Brothels, I correct him.
“Please—what is that word?”
He writes it down as I spell it out.
“Please—are they legal where you live?”
I’ve no idea. Sort of, I think.
“But please,” he asks, “if everyone is allowed to sleep with each other anyway, what is the point of them?”
I try asking Kalahan about the civil war that ravaged Kabul and killed thousands of its citizens in the early 90s. There’s enough of Kabul still standing up to give me the idea that it must have been quite an attractive city, once. It was also rather fun, according to long-serving expats I meet in the UN Club, now Kabul’s only licensed premises
(“In 1992,” recalls one Belgian doctor, “you could stay out all night, and it was only about as far off the pace as Budapest, or somewhere like that”). Today, several suburbs of Kabul are uninhabitable ruins, though people still inhabit them. Even the less damaged areas look like English football fans have been staying in them (“And culturally,” the same doctor tells me, “this place has gone from 1976 to 1376”).
Kalahan and others his age don’t really want to talk about the war, or the Soviet invasion that preceded it, or the Taliban takeover that followed it. This is understandable—it’s all they’ve ever known. UNICEF estimates that 70 percent of Kabul’s children lost a family member between 1992 and 1996. It’s like trying to get Mauritanians excited about discussing drought.
“The Taliban,” explains Kalahan, resignedly, “stopped the war.”
But aren’t you frightened of them?
“Of course. But they won’t last. Nobody does.”

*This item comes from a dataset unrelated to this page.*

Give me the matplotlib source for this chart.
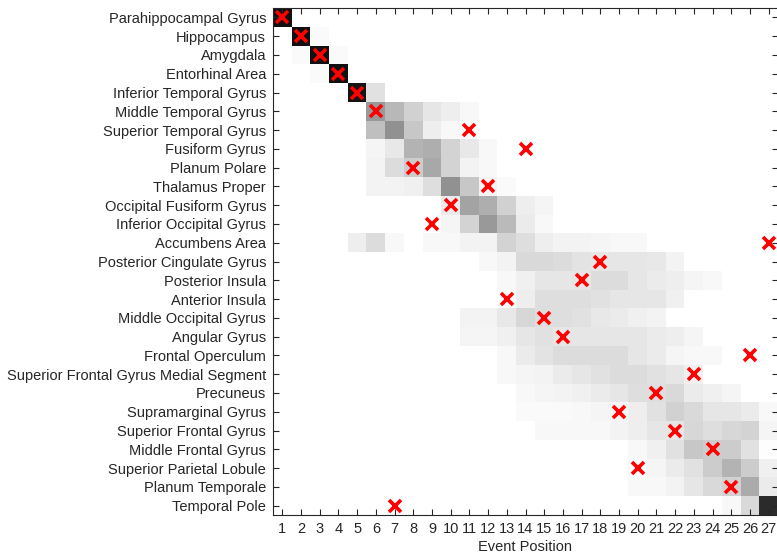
import numpy as np
import matplotlib
matplotlib.use('Agg')
import matplotlib.pyplot as plt

# region names, top to bottom
regions = ['Parahippocampal Gyrus', 'Hippocampus', 'Amygdala', 'Entorhinal Area',
           'Inferior Temporal Gyrus', 'Middle Temporal Gyrus', 'Superior Temporal Gyrus',
           'Fusiform Gyrus', 'Planum Polare', 'Thalamus Proper', 'Occipital Fusiform Gyrus',
           'Inferior Occipital Gyrus', 'Accumbens Area', 'Posterior Cingulate Gyrus',
           'Posterior Insula', 'Anterior Insula', 'Middle Occipital Gyrus', 'Angular Gyrus',
           'Frontal Operculum', 'Superior Frontal Gyrus Medial Segment', 'Precuneus',
           'Supramarginal Gyrus', 'Superior Frontal Gyrus', 'Middle Frontal Gyrus',
           'Superior Parietal Lobule', 'Planum Temporale', 'Temporal Pole']

n_events = 27
event_positions = list(range(1, n_events + 1))

# maximum-likelihood event position of each region (red crosses)
ml_position = [1, 2, 3, 4, 5, 6, 11, 14, 8, 12, 10, 9, 27, 18, 17, 13, 15, 16, 26,
               23, 21, 19, 22, 24, 20, 25, 7]

# positional confidence per region: (first event position, values from there on)
confidence = [
    (1, [0.93]),
    (2, [0.93, 0.02]),
    (2, [0.02, 0.93, 0.02]),
    (3, [0.02, 0.93]),
    (5, [0.92, 0.12]),
    (6, [0.40, 0.28, 0.18, 0.10, 0.07, 0.03]),
    (6, [0.25, 0.43, 0.22, 0.07, 0.03]),
    (6, [0.04, 0.09, 0.30, 0.32, 0.17, 0.09, 0.03]),
    (6, [0.05, 0.14, 0.20, 0.34, 0.17, 0.05, 0.03]),
    (6, [0.05, 0.05, 0.06, 0.13, 0.43, 0.22, 0.05, 0.02]),
    (10, [0.08, 0.36, 0.32, 0.18, 0.07, 0.04]),
    (10, [0.04, 0.17, 0.40, 0.27, 0.08, 0.03]),
    (5, [0.07, 0.14, 0.03, 0.0, 0.03, 0.03, 0.05, 0.05, 0.17, 0.13, 0.07, 0.05, 0.05, 0.04, 0.03, 0.03]),
    (12, [0.03, 0.05, 0.15, 0.15, 0.14, 0.11, 0.10, 0.10, 0.10, 0.09, 0.05]),
    (13, [0.03, 0.06, 0.10, 0.10, 0.10, 0.14, 0.14, 0.10, 0.08, 0.07, 0.04, 0.03]),
    (14, [0.07, 0.13, 0.13, 0.13, 0.12, 0.10, 0.10, 0.10, 0.06]),
    (11, [0.05, 0.05, 0.09, 0.16, 0.13, 0.13, 0.12, 0.09, 0.08, 0.06, 0.05]),
    (11, [0.04, 0.04, 0.06, 0.10, 0.12, 0.10, 0.10, 0.10, 0.10, 0.10, 0.08, 0.07, 0.04]),
    (13, [0.03, 0.08, 0.11, 0.14, 0.14, 0.14, 0.14, 0.10, 0.08, 0.04, 0.03, 0.03]),
    (13, [0.03, 0.04, 0.05, 0.08, 0.10, 0.12, 0.14, 0.14, 0.12, 0.10, 0.06]),
    (14, [0.03, 0.04, 0.05, 0.06, 0.08, 0.10, 0.13, 0.13, 0.15, 0.08, 0.06, 0.04]),
    (14, [0.02, 0.02, 0.02, 0.03, 0.04, 0.04, 0.07, 0.12, 0.18, 0.15, 0.10, 0.10, 0.08, 0.03]),
    (15, [0.03, 0.03, 0.03, 0.03, 0.05, 0.07, 0.10, 0.10, 0.16, 0.13, 0.16, 0.17, 0.04]),
    (20, [0.03, 0.06, 0.12, 0.22, 0.20, 0.20, 0.12, 0.01]),
    (20, [0.02, 0.04, 0.08, 0.12, 0.20, 0.30, 0.20, 0.06]),
    (20, [0.03, 0.03, 0.05, 0.10, 0.15, 0.18, 0.33, 0.08]),
    (25, [0.03, 0.15, 0.83]),
]

# build the matrix
mat = np.zeros((len(regions), n_events))
for i, (start, vals) in enumerate(confidence):
    mat[i, start - 1:start - 1 + len(vals)] = vals

txt = '#262626'
plt.rcParams['font.family'] = ['Liberation Sans', 'DejaVu Sans']
plt.rcParams['font.size'] = 10.5

fig = plt.figure(figsize=(7.77, 5.54), dpi=100)
ax = fig.add_axes([273 / 777, 39 / 554, 505 / 777, 507 / 554])

ax.imshow(mat, cmap='gray_r', vmin=0, vmax=1, interpolation='nearest', aspect='auto',
          extent=(0.5, n_events + 0.5, len(regions) + 0.5, 0.5))

ypos = np.arange(1, len(regions) + 1)
ax.plot(ml_position, ypos, linestyle='none', marker='x', color='red', ms=9, mew=2.6)

ax.set_xlim(0.5, n_events + 0.5)
ax.set_ylim(len(regions) + 0.5, 0.5)
ax.set_xticks(event_positions)
ax.set_yticks(ypos)
ax.set_yticklabels(regions)
ax.tick_params(direction='in', length=4, width=0.8, colors=txt, top=True, right=True,
               labelsize=10.5)
ax.tick_params(axis='y', pad=5)
ax.tick_params(axis='x', pad=5)
ax.set_xlabel('Event Position', color=txt, fontsize=10.5, labelpad=3)
for s in ax.spines.values():
    s.set_color(txt)
    s.set_linewidth(0.8)

fig.savefig('out.png', dpi=100)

Nobody, least of all the Afghans themselves, has ever succeeded in governing Afghanistan’s volatile mix of tribes (half Pakhtun, with the balance made up by Tajiks, Turkomans, Uzbeks and Hazaras). Many have tried: the Sikh and Persian empires, Tsarist Russia and Victorian Britain. In 1979, the USSR decided it was the nation for the job and, just as America had done in Vietnam, found its immense, sophisticated army locked in unwinnable combat with motivated guerillas—performing the military equivalent of trying to swat wasps with a steamroller.